WHAT NEEDS TO BE DONE:
Reproduce the data exactly and drop any pictures it holds.

DATASET SECTION:

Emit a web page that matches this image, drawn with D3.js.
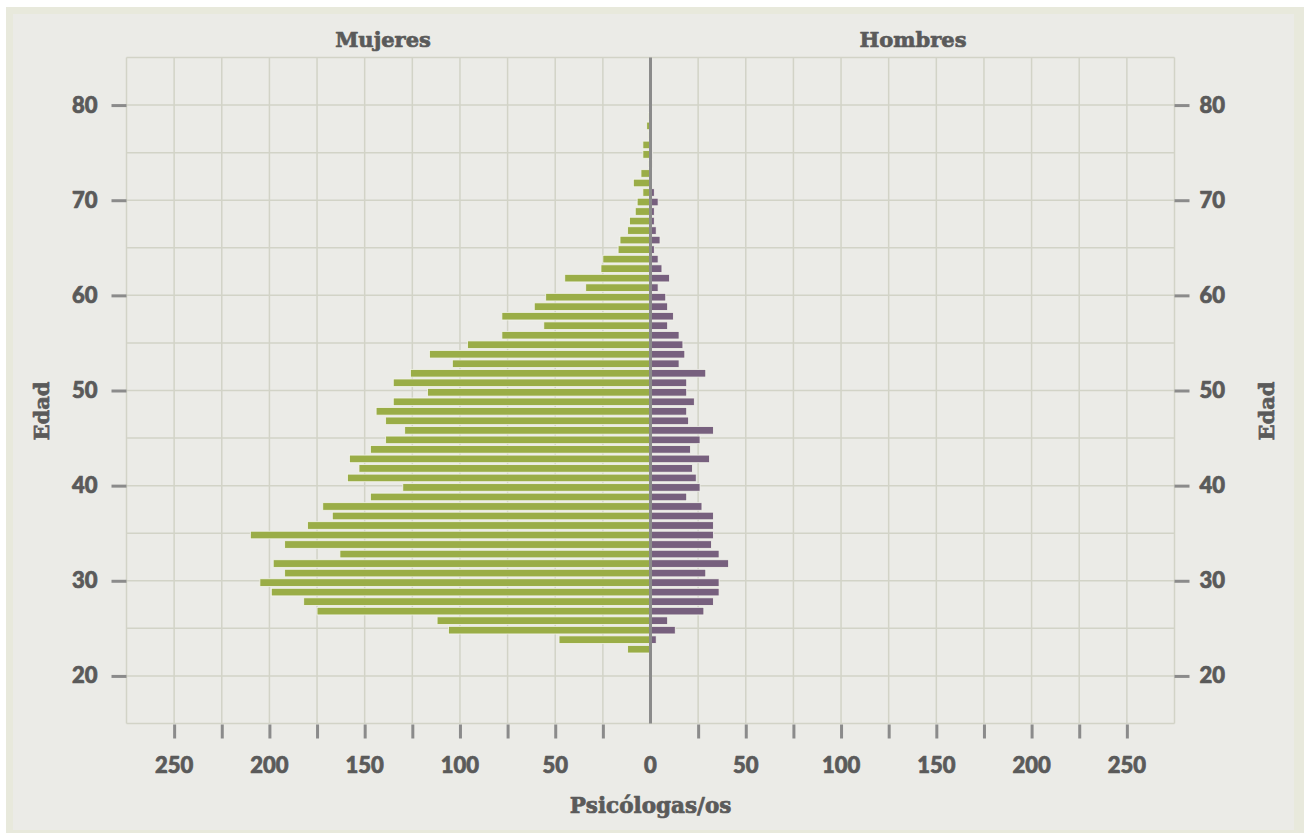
<!DOCTYPE html>
<html>
<head>
<meta charset="utf-8">
<script src="https://cdn.jsdelivr.net/npm/d3@7"></script>
<style>
  html, body { margin: 0; padding: 0; background: #ffffff; }
  svg { display: block; }
</style>
</head>
<body>
<div id="chart"></div>
<script>
// ---- Data ----
const ages = [23,24,25,26,27,28,29,30,31,32,33,34,35,36,37,38,39,40,41,42,43,44,45,46,47,48,49,50,
              51,52,53,54,55,56,57,58,59,60,61,62,63,64,65,66,67,68,69,70,71,72,73,74,75,76,77,78,79];
const mujeres = [12,48,106,112,175,182,199,205,192,198,163,192,210,180,167,172,147,130,159,153,158,147,139,129,139,144,135,117,
                 135,126,104,116,96,78,56,78,61,55,34,45,26,25,17,16,12,11,8,7,4,9,5,1,4,4,1,2,1];
const hombres = [0,3,13,9,28,33,36,36,29,41,36,32,33,33,33,27,19,26,24,22,31,21,26,33,20,19,23,19,
                 19,29,15,18,17,15,9,12,9,8,4,10,6,4,2,5,3,2,2,4,2,0,0,1,1,0,0,0,0];
const xTickLabels = [-250,-200,-150,-100,-50,0,50,100,150,200,250];
const yTickLabels = [20,30,40,50,60,70,80];
const titles = ["Mujeres", "Hombres"];
const xTitle = "Psicólogas/os";
const yTitle = "Edad";

// ---- Layout ----
const W = 1304, H = 833;
const svg = d3.select("#chart").append("svg").attr("width", W).attr("height", H);

svg.append("rect").attr("x", 6).attr("y", 7).attr("width", W - 6).attr("height", H - 7).attr("fill", "#e8e9dc");
svg.append("rect").attr("x", 13).attr("y", 14).attr("width", 1281).attr("height", 816).attr("fill", "#ebebe7");

const x = d3.scaleLinear().domain([-275, 275]).range([126.5, 1174.5]);
const y = d3.scaleLinear().domain([15, 85]).range([723.5, 57.5]);

const gridColor = "#d2d3c7";
const textColor = "#5a5a5a";
const tickColor = "#8b8b8b";
const labelFont = "Lato, 'Open Sans', sans-serif";
const titleFont = "'DejaVu Serif', serif";

// grid
const g = svg.append("g");
g.selectAll("line.v").data(d3.range(-275, 276, 25)).join("line")
  .attr("x1", d => x(d)).attr("x2", d => x(d))
  .attr("y1", y(85)).attr("y2", y(15))
  .attr("stroke", gridColor).attr("stroke-width", 1.5);
g.selectAll("line.h").data(d3.range(15, 86, 5)).join("line")
  .attr("x1", x(-275)).attr("x2", x(275))
  .attr("y1", d => y(d)).attr("y2", d => y(d))
  .attr("stroke", gridColor).attr("stroke-width", 1.5);

// bars
const barH = 7.6, barOff = 1.8;
const data = ages.map((a, i) => ({age: a, m: mujeres[i], h: hombres[i]}));
svg.append("g").selectAll("rect").data(data.filter(d => d.m > 0)).join("rect")
  .attr("x", d => x(-d.m)).attr("width", d => x(0) - x(-d.m))
  .attr("y", d => y(d.age) - barH / 2 + barOff).attr("height", barH)
  .attr("fill", "#9aad47").attr("stroke", "#f3f4ec").attr("stroke-width", 0.8);
svg.append("g").selectAll("rect").data(data.filter(d => d.h > 0)).join("rect")
  .attr("x", x(0)).attr("width", d => x(d.h) - x(0))
  .attr("y", d => y(d.age) - barH / 2 + barOff).attr("height", barH)
  .attr("fill", "#77607e").attr("stroke", "#f3f4ec").attr("stroke-width", 0.8);

// center axis
svg.append("line").attr("x1", x(0)).attr("x2", x(0)).attr("y1", y(85)).attr("y2", y(15))
  .attr("stroke", tickColor).attr("stroke-width", 3);

// bottom axis
const xAxis = d3.axisBottom(x)
  .tickValues(d3.range(-250, 251, 25).filter(d => d !== 0))
  .tickSize(14).tickFormat("");
const gx = svg.append("g").attr("transform", `translate(0,${y(15) + 1})`).call(xAxis);
gx.select(".domain").remove();
gx.selectAll(".tick line").attr("stroke", tickColor).attr("stroke-width", 3);

function heavy(sel, size, fam) {
  sel.attr("font-family", fam).attr("font-weight", 900).attr("font-size", size)
     .attr("fill", textColor).attr("stroke", textColor).attr("stroke-width", 0.7)
     .attr("stroke-linejoin", "round");
}

heavy(svg.append("g").selectAll("text").data(xTickLabels).join("text")
  .attr("x", d => x(d)).attr("y", 773)
  .attr("text-anchor", "middle")
  .text(d => Math.abs(d)), 22, labelFont);

// left / right axes
const yAxisL = d3.axisLeft(y).tickValues(yTickLabels).tickSize(15).tickPadding(14);
const gl = svg.append("g").attr("transform", `translate(${x(-275)},0)`).call(yAxisL);
const yAxisR = d3.axisRight(y).tickValues(yTickLabels).tickSize(15).tickPadding(10);
const gr = svg.append("g").attr("transform", `translate(${x(275)},0)`).call(yAxisR);
[gl, gr].forEach(ga => {
  ga.select(".domain").remove();
  ga.selectAll(".tick line").attr("stroke", tickColor).attr("stroke-width", 3);
  heavy(ga.selectAll(".tick text"), 22, labelFont);
});

// titles
heavy(svg.append("g").selectAll("text").data(titles).join("text")
  .attr("x", (d, i) => i === 0 ? 383 : 913).attr("y", 47)
  .attr("text-anchor", "middle").text(d => d), 21, titleFont);

heavy(svg.append("text").attr("x", x(0)).attr("y", 813)
  .attr("text-anchor", "middle").text(xTitle), 21.5, titleFont);

[42, 1267].forEach(cx => {
  heavy(svg.append("text")
    .attr("transform", `translate(${cx},411) rotate(-90)`)
    .attr("text-anchor", "middle").attr("dy", "0.35em")
    .text(yTitle), 21, titleFont);
});
</script>
</body>
</html>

FULL RESPONSE:
Emit a web page that matches this image, drawn with D3.js.
<!DOCTYPE html>
<html>
<head>
<meta charset="utf-8">
<script src="https://cdn.jsdelivr.net/npm/d3@7"></script>
<style>
  html, body { margin: 0; padding: 0; background: #ffffff; }
  svg { display: block; }
</style>
</head>
<body>
<div id="chart"></div>
<script>
// ---- Data ----
const ages = [23,24,25,26,27,28,29,30,31,32,33,34,35,36,37,38,39,40,41,42,43,44,45,46,47,48,49,50,
              51,52,53,54,55,56,57,58,59,60,61,62,63,64,65,66,67,68,69,70,71,72,73,74,75,76,77,78,79];
const mujeres = [12,48,106,112,175,182,199,205,192,198,163,192,210,180,167,172,147,130,159,153,158,147,139,129,139,144,135,117,
                 135,126,104,116,96,78,56,78,61,55,34,45,26,25,17,16,12,11,8,7,4,9,5,1,4,4,1,2,1];
const hombres = [0,3,13,9,28,33,36,36,29,41,36,32,33,33,33,27,19,26,24,22,31,21,26,33,20,19,23,19,
                 19,29,15,18,17,15,9,12,9,8,4,10,6,4,2,5,3,2,2,4,2,0,0,1,1,0,0,0,0];
const xTickLabels = [-250,-200,-150,-100,-50,0,50,100,150,200,250];
const yTickLabels = [20,30,40,50,60,70,80];
const titles = ["Mujeres", "Hombres"];
const xTitle = "Psicólogas/os";
const yTitle = "Edad";

// ---- Layout ----
const W = 1304, H = 833;
const svg = d3.select("#chart").append("svg").attr("width", W).attr("height", H);

svg.append("rect").attr("x", 6).attr("y", 7).attr("width", W - 6).attr("height", H - 7).attr("fill", "#e8e9dc");
svg.append("rect").attr("x", 13).attr("y", 14).attr("width", 1281).attr("height", 816).attr("fill", "#ebebe7");

const x = d3.scaleLinear().domain([-275, 275]).range([126.5, 1174.5]);
const y = d3.scaleLinear().domain([15, 85]).range([723.5, 57.5]);

const gridColor = "#d2d3c7";
const textColor = "#5a5a5a";
const tickColor = "#8b8b8b";
const labelFont = "Lato, 'Open Sans', sans-serif";
const titleFont = "'DejaVu Serif', serif";

// grid
const g = svg.append("g");
g.selectAll("line.v").data(d3.range(-275, 276, 25)).join("line")
  .attr("x1", d => x(d)).attr("x2", d => x(d))
  .attr("y1", y(85)).attr("y2", y(15))
  .attr("stroke", gridColor).attr("stroke-width", 1.5);
g.selectAll("line.h").data(d3.range(15, 86, 5)).join("line")
  .attr("x1", x(-275)).attr("x2", x(275))
  .attr("y1", d => y(d)).attr("y2", d => y(d))
  .attr("stroke", gridColor).attr("stroke-width", 1.5);

// bars
const barH = 7.6, barOff = 1.8;
const data = ages.map((a, i) => ({age: a, m: mujeres[i], h: hombres[i]}));
svg.append("g").selectAll("rect").data(data.filter(d => d.m > 0)).join("rect")
  .attr("x", d => x(-d.m)).attr("width", d => x(0) - x(-d.m))
  .attr("y", d => y(d.age) - barH / 2 + barOff).attr("height", barH)
  .attr("fill", "#9aad47").attr("stroke", "#f3f4ec").attr("stroke-width", 0.8);
svg.append("g").selectAll("rect").data(data.filter(d => d.h > 0)).join("rect")
  .attr("x", x(0)).attr("width", d => x(d.h) - x(0))
  .attr("y", d => y(d.age) - barH / 2 + barOff).attr("height", barH)
  .attr("fill", "#77607e").attr("stroke", "#f3f4ec").attr("stroke-width", 0.8);

// center axis
svg.append("line").attr("x1", x(0)).attr("x2", x(0)).attr("y1", y(85)).attr("y2", y(15))
  .attr("stroke", tickColor).attr("stroke-width", 3);

// bottom axis
const xAxis = d3.axisBottom(x)
  .tickValues(d3.range(-250, 251, 25).filter(d => d !== 0))
  .tickSize(14).tickFormat("");
const gx = svg.append("g").attr("transform", `translate(0,${y(15) + 1})`).call(xAxis);
gx.select(".domain").remove();
gx.selectAll(".tick line").attr("stroke", tickColor).attr("stroke-width", 3);

function heavy(sel, size, fam) {
  sel.attr("font-family", fam).attr("font-weight", 900).attr("font-size", size)
     .attr("fill", textColor).attr("stroke", textColor).attr("stroke-width", 0.7)
     .attr("stroke-linejoin", "round");
}

heavy(svg.append("g").selectAll("text").data(xTickLabels).join("text")
  .attr("x", d => x(d)).attr("y", 773)
  .attr("text-anchor", "middle")
  .text(d => Math.abs(d)), 22, labelFont);

// left / right axes
const yAxisL = d3.axisLeft(y).tickValues(yTickLabels).tickSize(15).tickPadding(14);
const gl = svg.append("g").attr("transform", `translate(${x(-275)},0)`).call(yAxisL);
const yAxisR = d3.axisRight(y).tickValues(yTickLabels).tickSize(15).tickPadding(10);
const gr = svg.append("g").attr("transform", `translate(${x(275)},0)`).call(yAxisR);
[gl, gr].forEach(ga => {
  ga.select(".domain").remove();
  ga.selectAll(".tick line").attr("stroke", tickColor).attr("stroke-width", 3);
  heavy(ga.selectAll(".tick text"), 22, labelFont);
});

// titles
heavy(svg.append("g").selectAll("text").data(titles).join("text")
  .attr("x", (d, i) => i === 0 ? 383 : 913).attr("y", 47)
  .attr("text-anchor", "middle").text(d => d), 21, titleFont);

heavy(svg.append("text").attr("x", x(0)).attr("y", 813)
  .attr("text-anchor", "middle").text(xTitle), 21.5, titleFont);

[42, 1267].forEach(cx => {
  heavy(svg.append("text")
    .attr("transform", `translate(${cx},411) rotate(-90)`)
    .attr("text-anchor", "middle").attr("dy", "0.35em")
    .text(yTitle), 21, titleFont);
});
</script>
</body>
</html>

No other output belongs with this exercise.